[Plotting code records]
☆ ☆ ☆

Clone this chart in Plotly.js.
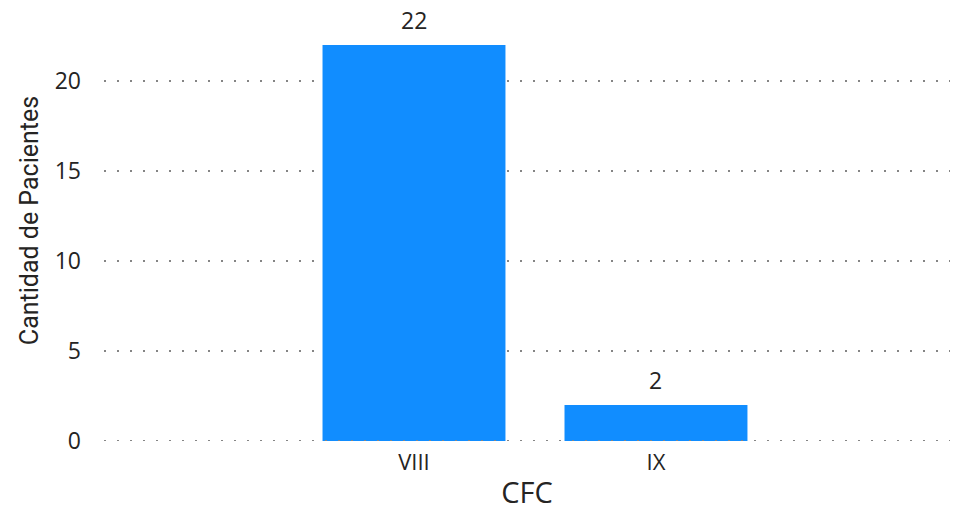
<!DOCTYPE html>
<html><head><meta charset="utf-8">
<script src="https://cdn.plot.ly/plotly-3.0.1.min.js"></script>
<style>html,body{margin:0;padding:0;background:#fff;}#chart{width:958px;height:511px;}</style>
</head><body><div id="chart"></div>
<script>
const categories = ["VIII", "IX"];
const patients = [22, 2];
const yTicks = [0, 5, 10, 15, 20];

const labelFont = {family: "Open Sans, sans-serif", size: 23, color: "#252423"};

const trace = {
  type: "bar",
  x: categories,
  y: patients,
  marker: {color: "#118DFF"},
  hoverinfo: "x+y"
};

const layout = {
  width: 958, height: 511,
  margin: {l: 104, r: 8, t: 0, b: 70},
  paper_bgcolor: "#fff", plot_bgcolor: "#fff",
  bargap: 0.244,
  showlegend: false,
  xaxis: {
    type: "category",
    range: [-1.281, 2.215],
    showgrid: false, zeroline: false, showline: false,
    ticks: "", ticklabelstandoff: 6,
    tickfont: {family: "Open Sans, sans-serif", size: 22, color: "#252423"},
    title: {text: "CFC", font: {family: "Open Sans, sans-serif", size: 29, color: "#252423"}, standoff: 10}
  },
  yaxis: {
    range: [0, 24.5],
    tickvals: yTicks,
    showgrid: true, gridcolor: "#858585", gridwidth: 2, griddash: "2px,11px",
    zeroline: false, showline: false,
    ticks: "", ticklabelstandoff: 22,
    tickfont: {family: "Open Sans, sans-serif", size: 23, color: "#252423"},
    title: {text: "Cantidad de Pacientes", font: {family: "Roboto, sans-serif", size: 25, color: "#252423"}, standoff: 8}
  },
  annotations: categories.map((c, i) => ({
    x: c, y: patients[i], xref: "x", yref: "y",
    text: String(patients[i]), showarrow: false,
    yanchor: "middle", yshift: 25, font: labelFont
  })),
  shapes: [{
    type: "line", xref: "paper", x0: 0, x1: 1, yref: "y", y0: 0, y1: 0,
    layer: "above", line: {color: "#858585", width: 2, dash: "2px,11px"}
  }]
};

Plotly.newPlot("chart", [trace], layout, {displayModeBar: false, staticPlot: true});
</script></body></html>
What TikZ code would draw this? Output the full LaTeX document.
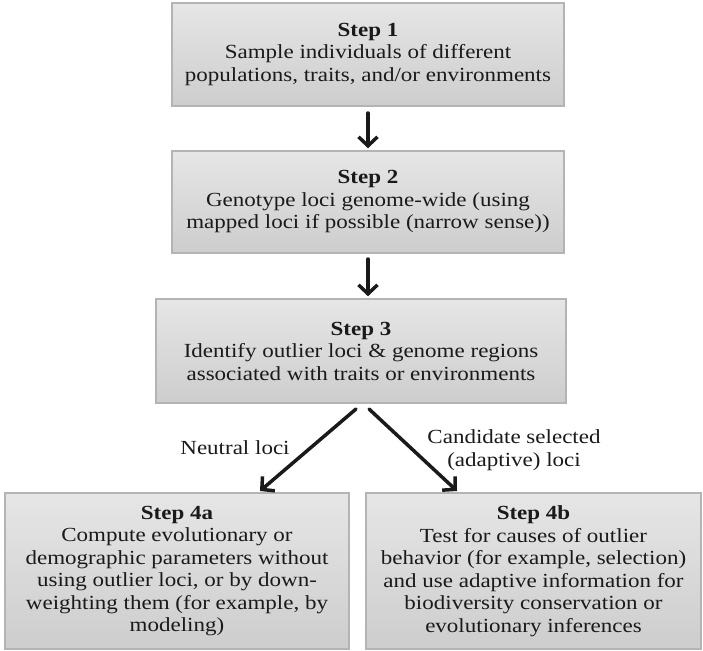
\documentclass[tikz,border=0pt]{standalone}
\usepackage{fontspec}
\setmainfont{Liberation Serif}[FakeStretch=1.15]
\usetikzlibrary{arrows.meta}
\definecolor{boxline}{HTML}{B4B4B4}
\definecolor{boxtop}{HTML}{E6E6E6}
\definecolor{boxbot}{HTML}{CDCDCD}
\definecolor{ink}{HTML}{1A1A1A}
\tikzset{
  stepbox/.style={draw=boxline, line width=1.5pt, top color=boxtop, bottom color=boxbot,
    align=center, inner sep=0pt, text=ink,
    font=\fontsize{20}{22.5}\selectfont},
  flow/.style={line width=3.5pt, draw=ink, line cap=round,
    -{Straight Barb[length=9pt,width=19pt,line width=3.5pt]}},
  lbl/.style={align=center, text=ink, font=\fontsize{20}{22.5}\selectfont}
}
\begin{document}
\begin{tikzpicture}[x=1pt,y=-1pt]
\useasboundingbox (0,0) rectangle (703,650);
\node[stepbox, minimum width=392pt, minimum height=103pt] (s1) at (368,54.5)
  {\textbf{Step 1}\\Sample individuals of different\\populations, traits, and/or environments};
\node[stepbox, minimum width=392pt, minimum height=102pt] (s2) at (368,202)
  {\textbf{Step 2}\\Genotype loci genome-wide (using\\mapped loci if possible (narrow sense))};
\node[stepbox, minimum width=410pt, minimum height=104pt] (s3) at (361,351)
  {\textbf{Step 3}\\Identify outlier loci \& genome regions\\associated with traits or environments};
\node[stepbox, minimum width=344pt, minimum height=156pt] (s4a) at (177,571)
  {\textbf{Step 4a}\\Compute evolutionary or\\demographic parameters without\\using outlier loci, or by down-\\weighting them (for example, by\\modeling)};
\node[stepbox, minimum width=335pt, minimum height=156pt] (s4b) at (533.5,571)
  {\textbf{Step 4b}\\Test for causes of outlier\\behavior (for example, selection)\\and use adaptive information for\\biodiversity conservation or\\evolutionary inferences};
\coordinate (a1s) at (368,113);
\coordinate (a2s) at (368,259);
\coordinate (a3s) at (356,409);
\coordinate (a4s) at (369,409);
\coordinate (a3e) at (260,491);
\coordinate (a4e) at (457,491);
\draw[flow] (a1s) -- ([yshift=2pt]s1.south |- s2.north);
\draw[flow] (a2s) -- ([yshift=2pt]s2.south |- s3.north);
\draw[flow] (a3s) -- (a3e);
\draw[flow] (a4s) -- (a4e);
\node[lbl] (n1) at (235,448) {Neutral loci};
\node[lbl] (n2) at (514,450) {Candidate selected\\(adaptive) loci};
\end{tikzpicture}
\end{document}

☆ ☆ ☆

▶ **Your task**
Images in the data above are to be skipped. Retype all other material exactly.

▶ **Solution to this problem**
Clone this chart in Plotly.js.
<!DOCTYPE html>
<html><head><meta charset="utf-8">
<script src="https://cdn.plot.ly/plotly-3.0.1.min.js"></script>
<style>html,body{margin:0;padding:0;background:#fff;}#chart{width:958px;height:511px;}</style>
</head><body><div id="chart"></div>
<script>
const categories = ["VIII", "IX"];
const patients = [22, 2];
const yTicks = [0, 5, 10, 15, 20];

const labelFont = {family: "Open Sans, sans-serif", size: 23, color: "#252423"};

const trace = {
  type: "bar",
  x: categories,
  y: patients,
  marker: {color: "#118DFF"},
  hoverinfo: "x+y"
};

const layout = {
  width: 958, height: 511,
  margin: {l: 104, r: 8, t: 0, b: 70},
  paper_bgcolor: "#fff", plot_bgcolor: "#fff",
  bargap: 0.244,
  showlegend: false,
  xaxis: {
    type: "category",
    range: [-1.281, 2.215],
    showgrid: false, zeroline: false, showline: false,
    ticks: "", ticklabelstandoff: 6,
    tickfont: {family: "Open Sans, sans-serif", size: 22, color: "#252423"},
    title: {text: "CFC", font: {family: "Open Sans, sans-serif", size: 29, color: "#252423"}, standoff: 10}
  },
  yaxis: {
    range: [0, 24.5],
    tickvals: yTicks,
    showgrid: true, gridcolor: "#858585", gridwidth: 2, griddash: "2px,11px",
    zeroline: false, showline: false,
    ticks: "", ticklabelstandoff: 22,
    tickfont: {family: "Open Sans, sans-serif", size: 23, color: "#252423"},
    title: {text: "Cantidad de Pacientes", font: {family: "Roboto, sans-serif", size: 25, color: "#252423"}, standoff: 8}
  },
  annotations: categories.map((c, i) => ({
    x: c, y: patients[i], xref: "x", yref: "y",
    text: String(patients[i]), showarrow: false,
    yanchor: "middle", yshift: 25, font: labelFont
  })),
  shapes: [{
    type: "line", xref: "paper", x0: 0, x1: 1, yref: "y", y0: 0, y1: 0,
    layer: "above", line: {color: "#858585", width: 2, dash: "2px,11px"}
  }]
};

Plotly.newPlot("chart", [trace], layout, {displayModeBar: false, staticPlot: true});
</script></body></html>
What TikZ code would draw this? Output the full LaTeX document.
\documentclass[tikz,border=0pt]{standalone}
\usepackage{fontspec}
\setmainfont{Liberation Serif}[FakeStretch=1.15]
\usetikzlibrary{arrows.meta}
\definecolor{boxline}{HTML}{B4B4B4}
\definecolor{boxtop}{HTML}{E6E6E6}
\definecolor{boxbot}{HTML}{CDCDCD}
\definecolor{ink}{HTML}{1A1A1A}
\tikzset{
  stepbox/.style={draw=boxline, line width=1.5pt, top color=boxtop, bottom color=boxbot,
    align=center, inner sep=0pt, text=ink,
    font=\fontsize{20}{22.5}\selectfont},
  flow/.style={line width=3.5pt, draw=ink, line cap=round,
    -{Straight Barb[length=9pt,width=19pt,line width=3.5pt]}},
  lbl/.style={align=center, text=ink, font=\fontsize{20}{22.5}\selectfont}
}
\begin{document}
\begin{tikzpicture}[x=1pt,y=-1pt]
\useasboundingbox (0,0) rectangle (703,650);
\node[stepbox, minimum width=392pt, minimum height=103pt] (s1) at (368,54.5)
  {\textbf{Step 1}\\Sample individuals of different\\populations, traits, and/or environments};
\node[stepbox, minimum width=392pt, minimum height=102pt] (s2) at (368,202)
  {\textbf{Step 2}\\Genotype loci genome-wide (using\\mapped loci if possible (narrow sense))};
\node[stepbox, minimum width=410pt, minimum height=104pt] (s3) at (361,351)
  {\textbf{Step 3}\\Identify outlier loci \& genome regions\\associated with traits or environments};
\node[stepbox, minimum width=344pt, minimum height=156pt] (s4a) at (177,571)
  {\textbf{Step 4a}\\Compute evolutionary or\\demographic parameters without\\using outlier loci, or by down-\\weighting them (for example, by\\modeling)};
\node[stepbox, minimum width=335pt, minimum height=156pt] (s4b) at (533.5,571)
  {\textbf{Step 4b}\\Test for causes of outlier\\behavior (for example, selection)\\and use adaptive information for\\biodiversity conservation or\\evolutionary inferences};
\coordinate (a1s) at (368,113);
\coordinate (a2s) at (368,259);
\coordinate (a3s) at (356,409);
\coordinate (a4s) at (369,409);
\coordinate (a3e) at (260,491);
\coordinate (a4e) at (457,491);
\draw[flow] (a1s) -- ([yshift=2pt]s1.south |- s2.north);
\draw[flow] (a2s) -- ([yshift=2pt]s2.south |- s3.north);
\draw[flow] (a3s) -- (a3e);
\draw[flow] (a4s) -- (a4e);
\node[lbl] (n1) at (235,448) {Neutral loci};
\node[lbl] (n2) at (514,450) {Candidate selected\\(adaptive) loci};
\end{tikzpicture}
\end{document}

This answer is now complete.